Activity 5: Rumi
Activity time: 15 minutes
Materials for Activity
- A copy of Singing the Living Tradition, the Unitarian Universalist hymnbook
- Optional: A tape or CD of Sufi music and the equipment to play it
- Blank paper
- Crayons or color markers
Preparation for Activity
- Find suggestions to research Sufi music in Leader Resources.
- Be ready to sing, or lead the children in singing "Come, Come Whoever You Are," Hymn 188 in Singing the Living Tradition.
- If the children do not already know the song, decide whether you want to teach it to them or simply to sing it so they can hear it.
Description of Activity
The children will discover a way Unitarian Universalism connects to Islam as a source.
Tell the children that a Muslim poet named Rumi once wrote some words that many Unitarian Universalist congregations now like to sing. Say:
Rumi wrote poems in the Arabic language, almost a thousand years ago. His full name was Jalal ad-Din Muhammad Rumi. We sing the words in English. The song is our Unitarian Universalist hymn, "Come, Come Whoever You Are".
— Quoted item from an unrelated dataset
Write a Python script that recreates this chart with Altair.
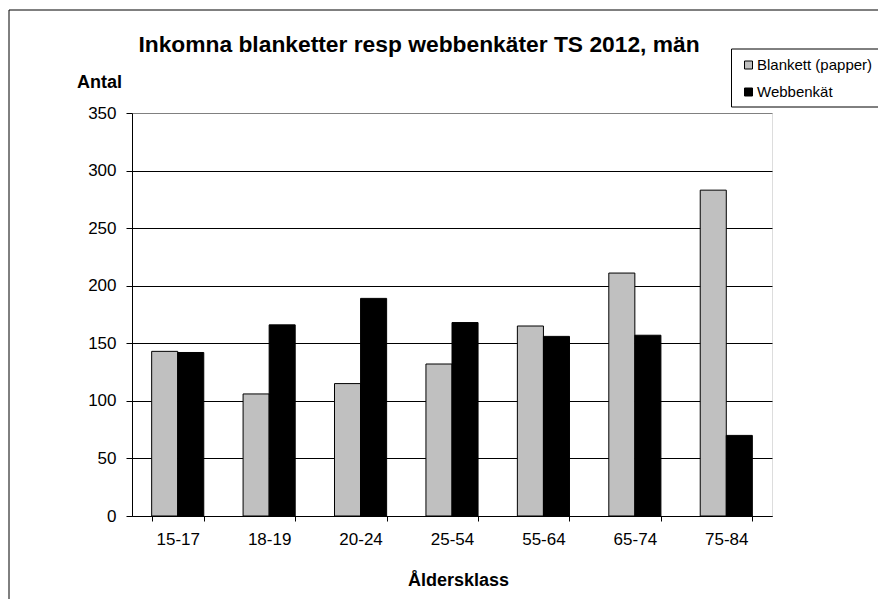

If the children learned Hymn 188 in Session 12: John Murray, they may be able to sing it with you. If they haven't learned it, you can teach it to them. Teach the children Hymn 188 by singing one line at a time and then asking them to repeat the line. Then sing the whole song together several times. If they, and you, know it well, you may like to sing it as a round.
Now tell the children you will read the words the way they sound in the Rumi poem. Share the poem with the class.
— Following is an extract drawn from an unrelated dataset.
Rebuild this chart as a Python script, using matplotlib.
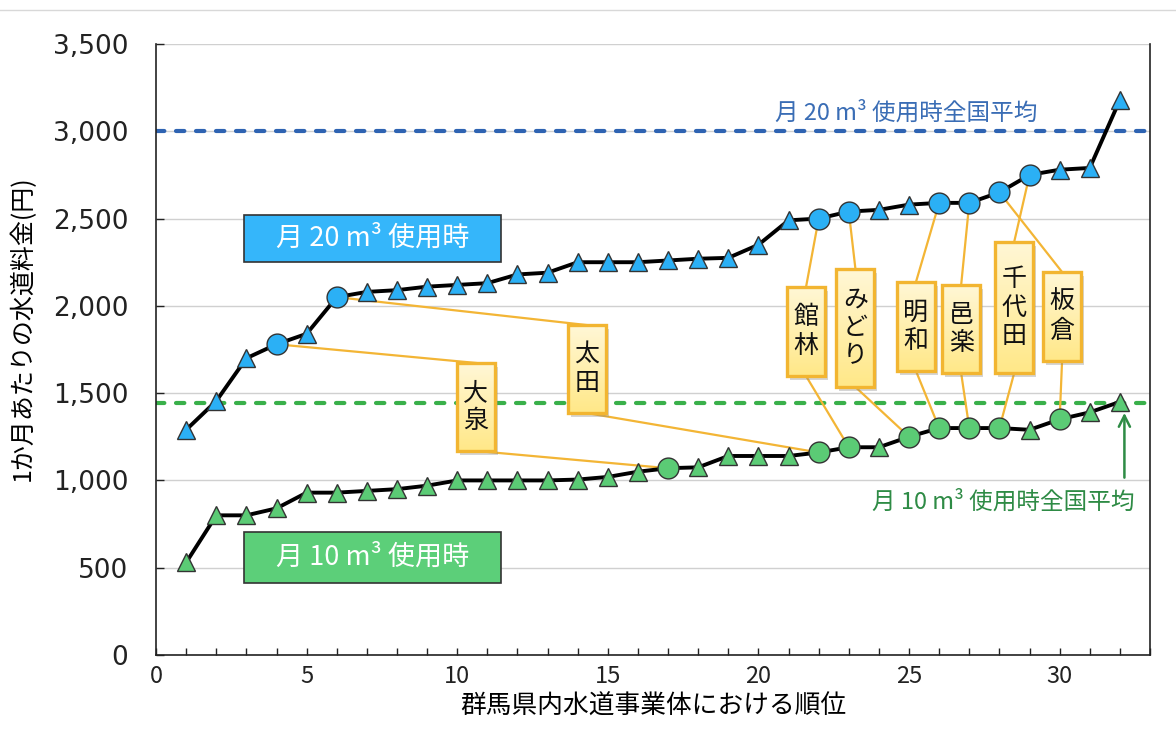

Come, Come whoever you are.
Worshiper, Wanderer, Lover of Leaving;
Ours is not a caravan of despair.
Though you have broken your vows a thousand times...
Come, come again, come
Rumi wrote poetry as a way to talk about love. Mohammad's love for Makkah was a driving force behind his wish to bring Islam to the city. Islam, like Christianity and Judaism, believes in the importance of love. In that way, Unitarian Universalism is similar to all of these three religions.
Invite the children to sit at worktables and draw a picture about love. Distribute paper and crayons or color markers. To help children get started, you may ask some questions such as:
- What color reminds you of love?
- Do you think of love in a particular place? Indoors? Outdoors?
- What animal reminds you of love?
To structure the assignment more, you can have children work in selected colors only. Challenge different children to draw "red love," "blue love," "yellow love," etc.
If have a CD or tape of Sufi music, tell children what they will hear, and play the music while they draw.